Here are some previous keywords that will be useful during today's lesson.
So you might want to pause the video while you remind yourself what these words mean, and then press play when you're ready to continue.
This lesson is broken into two parts, and we're going to start by forming and solving the equations from solids.
Unknown lengths on a shape can be represented by algebra.
For example, here we have a cuboid where we know two of the lengths where 3 and a 10, but what we don't know is the height.
So, we could use a letter to express the height such as x.
Now, using this, we can express other measures algebraically as well.
For example, we can't actually work out what the volume is for this cuboid because we don't have all the information required.
But we could write an algebraic expression using what we have here and the letter we've used.
We could do 10 times x times 3 to get 30x, as an expression for the volume.
And we can't work out what the surface area is, but we could do a similar thing.
We could do the normal calculations that we do to find the surface area, but include the x as one of the numbers in there and simplify it to get 26x + 60.
That means if we do find out what the height is, we can substitute it into these expressions to work out the volume or surface area.
Or if we know what either the volume or surface area is, we could then find the value of x.
That is, equations can be formed by equating expressions with relevant known measures and then solved.
Let's take a look at an example.
First cuboid here.
If the volume is 150 cubic units, then we could work out the value of x by creating an equation with that.
We could write 150 is equal to 30x, 150 is the volume and 30x is the expression that we wrote for the volume.
And then we could solve that equation by dividing both sides by 30 to get 5 = x or x = 5.
Here we have a composite solid this time, which is constructed from two cuboids.
All the lengths are given in centimetres, but we can see that we have some lengths as numbers, but we have one length expressed as x.
We're told it's volume though.
The volume is 162 centimetres cubed, and we need to find the value of x.
Well, Laura's gonna help us with this, and Laura says, "We could break this complex problem down into smaller steps." Let's consider what those steps would be.
We could write an expression for the area of the cross-section.
We can't find the area if we don't know all the measurements we need, but we can write an expression.
And we can use that to write an expression for the volume.
And then we could form an equation using our expression for the volume and the actual volume and then solve it.
So let's do that.
Area of the cross-section.
Well, it's in composite shape in itself.
It's like an L-shape, but we can break it into two rectangles.
We can do x times 3 for one rectangle, and 8 times 3 for the other rectangle, and add them together and we get 3x + 24.
And then to get the volume as an expression, we can multiply that by 4, which is its depth, and we'd get 12x + 96.
And then we can create an equation.
Our expression is 12x + 96, the volume actually is 162, if we equate those, we can then subtract 96 from both sides, divide both sides by 12, and we get 5.
5 for the value of x.
So let's check what we've learned.
Here we have a composite solid which is constructed from cuboids.
Write down an expression for the area of the cross-section.
Pause the video while you do that, and press play when you're ready for an answer.
Our answer is 4x + 30.
So, now we have that the area of the cross-section can be express as 4x + 30, write down expression for its volume.
Pause the video while you do that, and press play when you're ready for answer.
The answer is 14x + 105, and we get that by multiplying the 4x + 30 by 3.
5.
So, now I'm gonna tell you that the volume actually is 189 centimetres cubed.
Could you use that and the expression we found earlier to find the value of x?
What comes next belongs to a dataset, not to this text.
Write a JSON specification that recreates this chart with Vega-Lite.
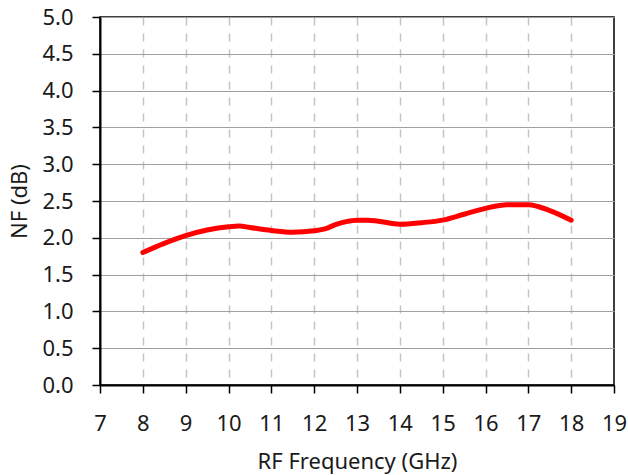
{
  "$schema": "https://vega.github.io/schema/vega-lite/v6.json",
  "width": 514,
  "height": 368,
  "autosize": {"type": "none"},
  "padding": {"left": 100, "top": 17, "right": 14, "bottom": 90},
  "background": "white",
  "config": {
    "view": {"stroke": "black", "strokeWidth": 1.5},
    "font": "Noto Sans"
  },
  "data": {
    "values": [
      {"f": 8.0, "nf": 1.80},
      {"f": 8.5, "nf": 1.925},
      {"f": 9.0, "nf": 2.03},
      {"f": 9.5, "nf": 2.105},
      {"f": 10.0, "nf": 2.15},
      {"f": 10.25, "nf": 2.16},
      {"f": 10.5, "nf": 2.14},
      {"f": 11.0, "nf": 2.10},
      {"f": 11.5, "nf": 2.075},
      {"f": 12.0, "nf": 2.095},
      {"f": 12.25, "nf": 2.12},
      {"f": 12.5, "nf": 2.18},
      {"f": 12.75, "nf": 2.22},
      {"f": 13.0, "nf": 2.24},
      {"f": 13.25, "nf": 2.24},
      {"f": 13.5, "nf": 2.225},
      {"f": 14.0, "nf": 2.185},
      {"f": 14.5, "nf": 2.205},
      {"f": 15.0, "nf": 2.24},
      {"f": 15.5, "nf": 2.32},
      {"f": 16.0, "nf": 2.40},
      {"f": 16.5, "nf": 2.45},
      {"f": 17.0, "nf": 2.45},
      {"f": 17.5, "nf": 2.37},
      {"f": 18.0, "nf": 2.24}
    ]
  },
  "mark": {"type": "line", "color": "#ff0000", "strokeWidth": 5, "interpolate": "monotone", "strokeCap": "round", "clip": true},
  "encoding": {
    "x": {
      "field": "f",
      "type": "quantitative",
      "scale": {"domain": [7, 19], "nice": false, "zero": false},
      "axis": {
        "title": "RF Frequency (GHz)",
        "values": [7, 8, 9, 10, 11, 12, 13, 14, 15, 16, 17, 18, 19],
        "format": "d",
        "grid": true,
        "gridColor": "#c4c4c4",
        "gridDash": [8, 8],
        "gridWidth": 1.5,
        "gridOpacity": {"condition": {"test": "datum.value == 7 || datum.value == 19", "value": 0}, "value": 1},
        "domainColor": "black",
        "domainWidth": 2,
        "tickColor": "black",
        "tickSize": 8,
        "tickWidth": 1.5,
        "labelFont": "Noto Sans",
        "labelFontSize": 22,
        "labelColor": "#1a1a1a",
        "labelBaseline": "alphabetic",
        "labelPadding": 37,
        "labelFlush": false,
        "titleFont": "Noto Sans",
        "titleFontSize": 22,
        "titleFontWeight": "normal",
        "titleColor": "#1a1a1a",
        "titleBaseline": "alphabetic",
        "titleY": 83,
        "titleX": 257,
        "titleAlign": "center"
      }
    },
    "y": {
      "field": "nf",
      "type": "quantitative",
      "scale": {"domain": [0, 5], "nice": false},
      "axis": {
        "title": "NF (dB)",
        "values": [0, 0.5, 1, 1.5, 2, 2.5, 3, 3.5, 4, 4.5, 5],
        "format": ".1f",
        "grid": true,
        "gridColor": "#a0a0a0",
        "gridWidth": 1.2,
        "domainColor": "black",
        "domainWidth": 2,
        "tickColor": "black",
        "tickSize": 8,
        "tickWidth": 1.5,
        "labelFont": "Noto Sans",
        "labelFontSize": 22,
        "labelColor": "#1a1a1a",
        "labelPadding": 19,
        "labelFlush": false,
        "titleFont": "Noto Sans",
        "titleFontSize": 22,
        "titleFontWeight": "normal",
        "titleColor": "#1a1a1a",
        "titleBaseline": "alphabetic",
        "titleAngle": -90,
        "titleX": -74,
        "titleY": 184,
        "titleAlign": "center"
      }
    }
  }
}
Pause the video while you do that, and press play when you're ready for an answer.
The answer is x = 6.
We get it by equating 14x + 105 with 189, and then rearrange it to solve.
Let's take a look again at the composite solid that we saw earlier, which is constructed from cuboids.
But let's imagine for a second that we haven't previously worked out the of x as being 5.
5.
And in rather than knowing the volume, I'm gonna tell you this time that the surface area is 213 centimetres squared, and let's use that information to find the value of x this time.
Sam's gonna help us with this.
Sam says, "We could calculate the areas of faces that have two known lengths.
And we could write expressions for the areas of faces that have an unknown length.
And then we could write an expression for the total surface area." That's a great way to start.
So let's work through it together.
Let's begin with the faces where we can actually work out the area of them.
And there's quite a few of these.
There's one at the very front, which is 3 times 4 to get 12.
There's another one facing in the front, which is 5 times 4 to get 20.
There's one at the back, which we can't see where we have two known lengths, and that is 8 times 4 to get 32.
And there's one on top where we know both those lengths, that's 3 times 4 to get 12.
Those are all the faces where we know the areas, so we can find the total area of those as being 76 centimetres squared.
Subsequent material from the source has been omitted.